The exercise
Below is some material; set it all down exactly, apart from the pictures.

Dataset section
___

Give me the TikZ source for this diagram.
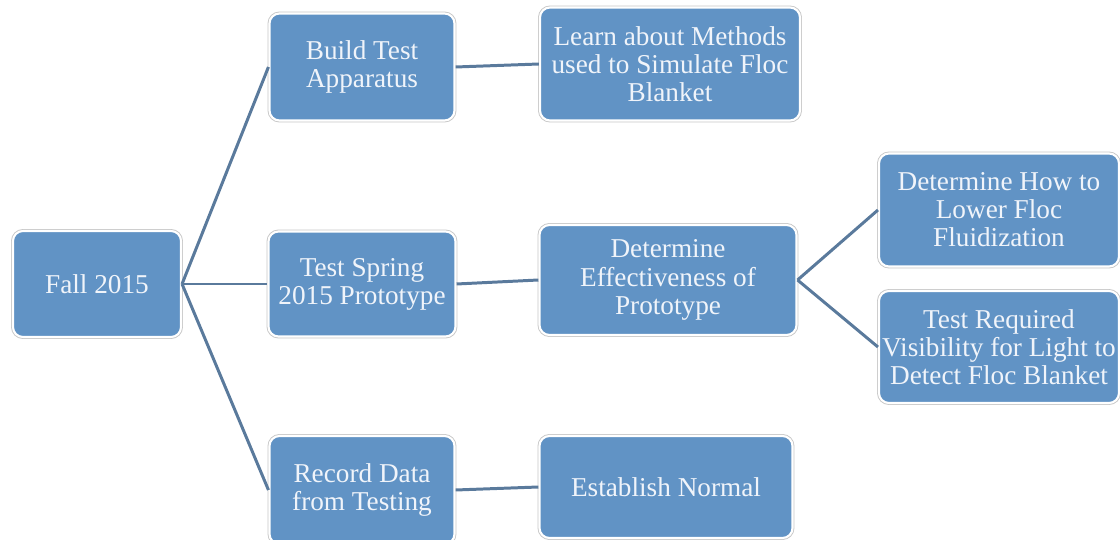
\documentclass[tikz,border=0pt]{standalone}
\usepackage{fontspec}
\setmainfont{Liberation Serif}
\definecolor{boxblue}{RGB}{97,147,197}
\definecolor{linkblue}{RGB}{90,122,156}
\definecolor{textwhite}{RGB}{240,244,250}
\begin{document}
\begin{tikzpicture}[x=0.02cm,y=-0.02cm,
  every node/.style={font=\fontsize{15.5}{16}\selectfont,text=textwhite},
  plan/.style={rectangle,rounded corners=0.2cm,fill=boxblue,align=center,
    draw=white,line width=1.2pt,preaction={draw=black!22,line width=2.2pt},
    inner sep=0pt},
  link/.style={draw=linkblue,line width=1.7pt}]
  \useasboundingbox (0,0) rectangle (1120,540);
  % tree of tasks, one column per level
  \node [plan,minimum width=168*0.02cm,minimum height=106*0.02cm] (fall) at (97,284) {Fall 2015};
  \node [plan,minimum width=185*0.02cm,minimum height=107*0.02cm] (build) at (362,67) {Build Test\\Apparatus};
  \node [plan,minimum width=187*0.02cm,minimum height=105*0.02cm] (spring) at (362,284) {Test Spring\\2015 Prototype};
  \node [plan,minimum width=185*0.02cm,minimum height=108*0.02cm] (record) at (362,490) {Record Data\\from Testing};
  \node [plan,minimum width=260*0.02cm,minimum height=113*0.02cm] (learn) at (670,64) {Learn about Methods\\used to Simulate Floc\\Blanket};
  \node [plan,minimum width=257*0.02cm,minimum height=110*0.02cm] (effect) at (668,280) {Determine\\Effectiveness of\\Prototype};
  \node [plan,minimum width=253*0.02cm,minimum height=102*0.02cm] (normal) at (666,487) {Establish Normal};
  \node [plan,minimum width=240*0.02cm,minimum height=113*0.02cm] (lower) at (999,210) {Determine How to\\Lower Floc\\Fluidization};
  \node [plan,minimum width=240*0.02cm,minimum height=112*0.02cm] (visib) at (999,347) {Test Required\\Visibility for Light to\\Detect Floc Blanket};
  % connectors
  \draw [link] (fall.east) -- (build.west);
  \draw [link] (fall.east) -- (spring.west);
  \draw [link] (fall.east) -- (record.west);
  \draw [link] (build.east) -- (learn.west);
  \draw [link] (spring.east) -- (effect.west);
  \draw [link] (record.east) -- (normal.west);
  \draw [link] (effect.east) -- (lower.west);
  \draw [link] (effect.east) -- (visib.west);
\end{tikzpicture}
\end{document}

___

Solution for this exercise
Give me the TikZ source for this diagram.
\documentclass[tikz,border=0pt]{standalone}
\usepackage{fontspec}
\setmainfont{Liberation Serif}
\definecolor{boxblue}{RGB}{97,147,197}
\definecolor{linkblue}{RGB}{90,122,156}
\definecolor{textwhite}{RGB}{240,244,250}
\begin{document}
\begin{tikzpicture}[x=0.02cm,y=-0.02cm,
  every node/.style={font=\fontsize{15.5}{16}\selectfont,text=textwhite},
  plan/.style={rectangle,rounded corners=0.2cm,fill=boxblue,align=center,
    draw=white,line width=1.2pt,preaction={draw=black!22,line width=2.2pt},
    inner sep=0pt},
  link/.style={draw=linkblue,line width=1.7pt}]
  \useasboundingbox (0,0) rectangle (1120,540);
  % tree of tasks, one column per level
  \node [plan,minimum width=168*0.02cm,minimum height=106*0.02cm] (fall) at (97,284) {Fall 2015};
  \node [plan,minimum width=185*0.02cm,minimum height=107*0.02cm] (build) at (362,67) {Build Test\\Apparatus};
  \node [plan,minimum width=187*0.02cm,minimum height=105*0.02cm] (spring) at (362,284) {Test Spring\\2015 Prototype};
  \node [plan,minimum width=185*0.02cm,minimum height=108*0.02cm] (record) at (362,490) {Record Data\\from Testing};
  \node [plan,minimum width=260*0.02cm,minimum height=113*0.02cm] (learn) at (670,64) {Learn about Methods\\used to Simulate Floc\\Blanket};
  \node [plan,minimum width=257*0.02cm,minimum height=110*0.02cm] (effect) at (668,280) {Determine\\Effectiveness of\\Prototype};
  \node [plan,minimum width=253*0.02cm,minimum height=102*0.02cm] (normal) at (666,487) {Establish Normal};
  \node [plan,minimum width=240*0.02cm,minimum height=113*0.02cm] (lower) at (999,210) {Determine How to\\Lower Floc\\Fluidization};
  \node [plan,minimum width=240*0.02cm,minimum height=112*0.02cm] (visib) at (999,347) {Test Required\\Visibility for Light to\\Detect Floc Blanket};
  % connectors
  \draw [link] (fall.east) -- (build.west);
  \draw [link] (fall.east) -- (spring.west);
  \draw [link] (fall.east) -- (record.west);
  \draw [link] (build.east) -- (learn.west);
  \draw [link] (spring.east) -- (effect.west);
  \draw [link] (record.east) -- (normal.west);
  \draw [link] (effect.east) -- (lower.west);
  \draw [link] (effect.east) -- (visib.west);
\end{tikzpicture}
\end{document}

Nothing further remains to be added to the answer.